## Start

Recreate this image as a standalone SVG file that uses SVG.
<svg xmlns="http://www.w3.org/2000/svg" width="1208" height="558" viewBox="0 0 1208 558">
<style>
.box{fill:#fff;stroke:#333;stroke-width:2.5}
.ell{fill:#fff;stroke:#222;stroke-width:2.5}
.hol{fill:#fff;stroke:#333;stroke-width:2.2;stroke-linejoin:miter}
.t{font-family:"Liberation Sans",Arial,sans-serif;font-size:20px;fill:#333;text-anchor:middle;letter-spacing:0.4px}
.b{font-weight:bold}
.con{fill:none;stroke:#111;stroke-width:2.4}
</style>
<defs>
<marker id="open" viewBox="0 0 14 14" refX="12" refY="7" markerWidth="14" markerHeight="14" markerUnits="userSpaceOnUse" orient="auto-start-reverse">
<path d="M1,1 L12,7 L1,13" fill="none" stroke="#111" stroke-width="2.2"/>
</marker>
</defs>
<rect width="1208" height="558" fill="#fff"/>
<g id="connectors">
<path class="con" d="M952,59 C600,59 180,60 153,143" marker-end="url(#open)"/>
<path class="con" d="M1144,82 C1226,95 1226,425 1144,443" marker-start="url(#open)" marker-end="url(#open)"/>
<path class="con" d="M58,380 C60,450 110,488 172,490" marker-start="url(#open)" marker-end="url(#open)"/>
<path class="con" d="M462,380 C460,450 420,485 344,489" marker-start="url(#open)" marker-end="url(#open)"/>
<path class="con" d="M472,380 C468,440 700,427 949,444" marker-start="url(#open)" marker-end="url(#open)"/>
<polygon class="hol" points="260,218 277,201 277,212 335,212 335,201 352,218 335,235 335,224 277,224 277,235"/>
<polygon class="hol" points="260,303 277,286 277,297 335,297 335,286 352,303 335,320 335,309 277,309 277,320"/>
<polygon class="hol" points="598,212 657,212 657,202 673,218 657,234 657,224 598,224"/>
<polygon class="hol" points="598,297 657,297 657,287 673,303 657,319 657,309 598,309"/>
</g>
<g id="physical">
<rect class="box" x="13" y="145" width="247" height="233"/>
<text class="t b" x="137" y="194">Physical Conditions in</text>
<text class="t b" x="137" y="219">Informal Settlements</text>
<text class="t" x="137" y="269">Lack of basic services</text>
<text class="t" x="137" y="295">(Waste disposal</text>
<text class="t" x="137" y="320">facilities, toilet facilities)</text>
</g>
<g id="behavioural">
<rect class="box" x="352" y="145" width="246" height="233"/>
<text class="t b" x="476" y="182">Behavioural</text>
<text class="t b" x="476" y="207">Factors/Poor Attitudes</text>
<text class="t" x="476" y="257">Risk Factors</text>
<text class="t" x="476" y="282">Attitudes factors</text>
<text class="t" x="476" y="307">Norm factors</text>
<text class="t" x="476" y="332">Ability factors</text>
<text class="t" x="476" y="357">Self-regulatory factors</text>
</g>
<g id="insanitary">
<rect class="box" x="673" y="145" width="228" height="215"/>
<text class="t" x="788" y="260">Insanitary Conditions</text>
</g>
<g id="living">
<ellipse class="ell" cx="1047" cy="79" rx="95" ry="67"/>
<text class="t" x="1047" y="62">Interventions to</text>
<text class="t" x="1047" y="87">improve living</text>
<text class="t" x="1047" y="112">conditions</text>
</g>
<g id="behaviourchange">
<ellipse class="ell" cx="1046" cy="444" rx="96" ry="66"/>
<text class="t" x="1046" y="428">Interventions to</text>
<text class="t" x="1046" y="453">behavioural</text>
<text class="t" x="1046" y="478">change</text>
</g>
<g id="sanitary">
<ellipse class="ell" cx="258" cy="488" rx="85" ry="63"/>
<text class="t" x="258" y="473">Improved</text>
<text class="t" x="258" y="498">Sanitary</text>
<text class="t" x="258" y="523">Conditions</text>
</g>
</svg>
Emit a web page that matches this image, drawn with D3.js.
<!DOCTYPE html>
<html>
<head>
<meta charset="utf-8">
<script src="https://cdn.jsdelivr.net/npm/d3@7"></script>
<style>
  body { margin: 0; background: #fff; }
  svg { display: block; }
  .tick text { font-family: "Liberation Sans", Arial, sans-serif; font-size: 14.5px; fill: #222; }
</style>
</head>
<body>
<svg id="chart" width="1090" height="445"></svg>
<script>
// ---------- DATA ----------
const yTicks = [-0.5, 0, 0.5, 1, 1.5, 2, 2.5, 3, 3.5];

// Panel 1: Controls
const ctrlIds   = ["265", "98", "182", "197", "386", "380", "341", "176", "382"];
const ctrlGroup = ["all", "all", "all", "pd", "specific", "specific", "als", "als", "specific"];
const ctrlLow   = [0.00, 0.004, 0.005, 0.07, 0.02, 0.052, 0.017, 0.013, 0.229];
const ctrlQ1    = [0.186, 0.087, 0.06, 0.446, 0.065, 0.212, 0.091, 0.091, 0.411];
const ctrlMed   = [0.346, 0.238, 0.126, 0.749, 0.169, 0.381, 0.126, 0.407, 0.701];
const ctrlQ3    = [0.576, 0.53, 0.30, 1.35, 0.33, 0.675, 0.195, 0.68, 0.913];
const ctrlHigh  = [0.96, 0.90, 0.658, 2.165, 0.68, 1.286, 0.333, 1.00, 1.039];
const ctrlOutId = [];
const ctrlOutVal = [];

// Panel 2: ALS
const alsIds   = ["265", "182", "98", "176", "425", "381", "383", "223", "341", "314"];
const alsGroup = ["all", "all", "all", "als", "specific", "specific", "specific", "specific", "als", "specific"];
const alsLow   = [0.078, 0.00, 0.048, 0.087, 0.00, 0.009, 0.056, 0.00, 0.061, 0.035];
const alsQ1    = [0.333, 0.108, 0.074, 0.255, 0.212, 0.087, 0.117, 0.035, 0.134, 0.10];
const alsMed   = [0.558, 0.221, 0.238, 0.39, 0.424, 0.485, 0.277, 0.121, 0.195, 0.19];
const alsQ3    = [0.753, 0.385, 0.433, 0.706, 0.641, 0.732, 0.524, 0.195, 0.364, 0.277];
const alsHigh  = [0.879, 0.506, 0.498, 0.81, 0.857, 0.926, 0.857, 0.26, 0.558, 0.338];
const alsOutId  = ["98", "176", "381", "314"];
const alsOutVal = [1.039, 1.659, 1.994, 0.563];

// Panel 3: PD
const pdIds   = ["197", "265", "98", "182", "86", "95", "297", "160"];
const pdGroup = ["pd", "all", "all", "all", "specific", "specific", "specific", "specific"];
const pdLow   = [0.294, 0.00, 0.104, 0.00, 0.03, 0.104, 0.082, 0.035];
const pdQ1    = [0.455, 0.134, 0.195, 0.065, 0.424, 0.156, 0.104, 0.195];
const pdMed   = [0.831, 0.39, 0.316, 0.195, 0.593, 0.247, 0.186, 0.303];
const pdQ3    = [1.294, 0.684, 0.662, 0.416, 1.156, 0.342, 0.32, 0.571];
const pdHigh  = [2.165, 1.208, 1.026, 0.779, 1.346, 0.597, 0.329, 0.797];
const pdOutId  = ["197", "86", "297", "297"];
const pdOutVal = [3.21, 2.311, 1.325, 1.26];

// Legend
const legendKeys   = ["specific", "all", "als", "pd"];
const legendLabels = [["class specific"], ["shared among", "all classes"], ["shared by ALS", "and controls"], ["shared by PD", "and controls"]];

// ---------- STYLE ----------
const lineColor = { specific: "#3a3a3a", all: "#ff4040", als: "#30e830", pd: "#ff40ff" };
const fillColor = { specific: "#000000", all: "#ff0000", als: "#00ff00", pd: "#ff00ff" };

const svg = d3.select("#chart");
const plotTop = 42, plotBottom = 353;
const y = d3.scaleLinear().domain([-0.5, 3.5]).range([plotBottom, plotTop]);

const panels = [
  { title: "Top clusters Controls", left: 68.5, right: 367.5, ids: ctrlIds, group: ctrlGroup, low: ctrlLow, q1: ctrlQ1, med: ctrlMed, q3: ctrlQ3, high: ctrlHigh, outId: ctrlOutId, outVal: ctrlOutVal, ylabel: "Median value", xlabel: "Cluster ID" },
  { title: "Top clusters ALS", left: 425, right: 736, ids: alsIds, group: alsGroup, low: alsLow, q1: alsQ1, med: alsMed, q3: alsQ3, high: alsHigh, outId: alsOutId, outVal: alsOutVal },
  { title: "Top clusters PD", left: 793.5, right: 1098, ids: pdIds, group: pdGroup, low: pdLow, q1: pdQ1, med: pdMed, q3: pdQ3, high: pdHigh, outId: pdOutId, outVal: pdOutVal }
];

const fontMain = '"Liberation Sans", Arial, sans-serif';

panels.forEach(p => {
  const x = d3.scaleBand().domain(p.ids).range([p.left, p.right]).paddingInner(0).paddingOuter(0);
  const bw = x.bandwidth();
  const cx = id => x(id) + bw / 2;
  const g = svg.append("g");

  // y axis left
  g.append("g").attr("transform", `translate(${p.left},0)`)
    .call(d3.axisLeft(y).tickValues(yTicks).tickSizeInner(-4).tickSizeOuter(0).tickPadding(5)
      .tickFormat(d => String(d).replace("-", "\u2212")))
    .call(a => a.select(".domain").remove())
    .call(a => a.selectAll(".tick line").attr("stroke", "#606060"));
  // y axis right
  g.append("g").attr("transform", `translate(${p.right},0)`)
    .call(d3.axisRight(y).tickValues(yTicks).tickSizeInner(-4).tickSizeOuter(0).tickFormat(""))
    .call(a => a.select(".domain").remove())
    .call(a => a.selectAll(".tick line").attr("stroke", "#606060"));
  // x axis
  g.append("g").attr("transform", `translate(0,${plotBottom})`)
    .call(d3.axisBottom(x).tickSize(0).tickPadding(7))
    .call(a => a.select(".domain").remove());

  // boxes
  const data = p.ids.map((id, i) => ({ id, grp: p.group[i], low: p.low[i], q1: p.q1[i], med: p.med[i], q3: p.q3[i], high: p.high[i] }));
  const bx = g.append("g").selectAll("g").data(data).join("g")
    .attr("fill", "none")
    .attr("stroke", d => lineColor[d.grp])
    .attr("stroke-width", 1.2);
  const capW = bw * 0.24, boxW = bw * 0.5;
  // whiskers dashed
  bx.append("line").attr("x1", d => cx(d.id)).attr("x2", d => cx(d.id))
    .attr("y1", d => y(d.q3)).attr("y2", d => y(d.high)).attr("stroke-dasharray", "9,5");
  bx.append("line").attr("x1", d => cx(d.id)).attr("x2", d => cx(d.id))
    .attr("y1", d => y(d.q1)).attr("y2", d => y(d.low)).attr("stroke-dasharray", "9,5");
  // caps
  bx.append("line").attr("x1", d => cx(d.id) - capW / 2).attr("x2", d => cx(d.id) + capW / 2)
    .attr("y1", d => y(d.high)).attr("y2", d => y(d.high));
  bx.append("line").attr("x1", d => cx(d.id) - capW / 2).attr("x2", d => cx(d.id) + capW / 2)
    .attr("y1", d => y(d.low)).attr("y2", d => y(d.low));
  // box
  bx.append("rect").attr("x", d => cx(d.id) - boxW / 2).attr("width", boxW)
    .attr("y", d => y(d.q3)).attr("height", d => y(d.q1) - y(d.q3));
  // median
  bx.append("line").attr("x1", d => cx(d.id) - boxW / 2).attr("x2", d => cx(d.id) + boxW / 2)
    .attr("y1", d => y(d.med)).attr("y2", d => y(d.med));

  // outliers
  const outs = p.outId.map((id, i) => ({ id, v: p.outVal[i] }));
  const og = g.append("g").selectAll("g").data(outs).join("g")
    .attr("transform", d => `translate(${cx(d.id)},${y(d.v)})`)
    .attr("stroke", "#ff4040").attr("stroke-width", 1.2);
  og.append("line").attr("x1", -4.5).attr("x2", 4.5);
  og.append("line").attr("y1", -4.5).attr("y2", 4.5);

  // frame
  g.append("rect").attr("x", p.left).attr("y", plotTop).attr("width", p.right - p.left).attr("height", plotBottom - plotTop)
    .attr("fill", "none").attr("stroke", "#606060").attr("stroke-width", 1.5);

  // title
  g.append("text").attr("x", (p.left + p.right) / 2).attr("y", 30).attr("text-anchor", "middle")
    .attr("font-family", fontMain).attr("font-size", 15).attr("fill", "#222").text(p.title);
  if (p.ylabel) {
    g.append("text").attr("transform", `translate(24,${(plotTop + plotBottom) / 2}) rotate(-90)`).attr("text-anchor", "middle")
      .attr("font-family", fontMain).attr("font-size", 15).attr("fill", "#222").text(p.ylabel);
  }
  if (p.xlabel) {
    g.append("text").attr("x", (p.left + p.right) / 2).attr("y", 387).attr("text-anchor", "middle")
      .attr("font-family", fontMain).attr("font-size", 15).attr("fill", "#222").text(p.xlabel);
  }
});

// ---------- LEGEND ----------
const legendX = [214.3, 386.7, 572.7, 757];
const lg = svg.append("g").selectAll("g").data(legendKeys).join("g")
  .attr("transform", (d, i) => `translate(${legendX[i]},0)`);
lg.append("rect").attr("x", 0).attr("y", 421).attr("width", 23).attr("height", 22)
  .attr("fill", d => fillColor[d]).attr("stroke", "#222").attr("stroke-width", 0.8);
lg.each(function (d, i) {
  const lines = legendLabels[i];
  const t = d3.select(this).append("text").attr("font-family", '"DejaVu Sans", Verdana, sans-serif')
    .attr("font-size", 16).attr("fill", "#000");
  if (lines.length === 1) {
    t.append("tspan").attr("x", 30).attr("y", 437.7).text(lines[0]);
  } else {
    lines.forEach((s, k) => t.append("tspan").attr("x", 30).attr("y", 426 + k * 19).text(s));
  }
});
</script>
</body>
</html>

## End

Aim:
What is the number of lines above that contain "this"? Answer with that number only.

Written response:
3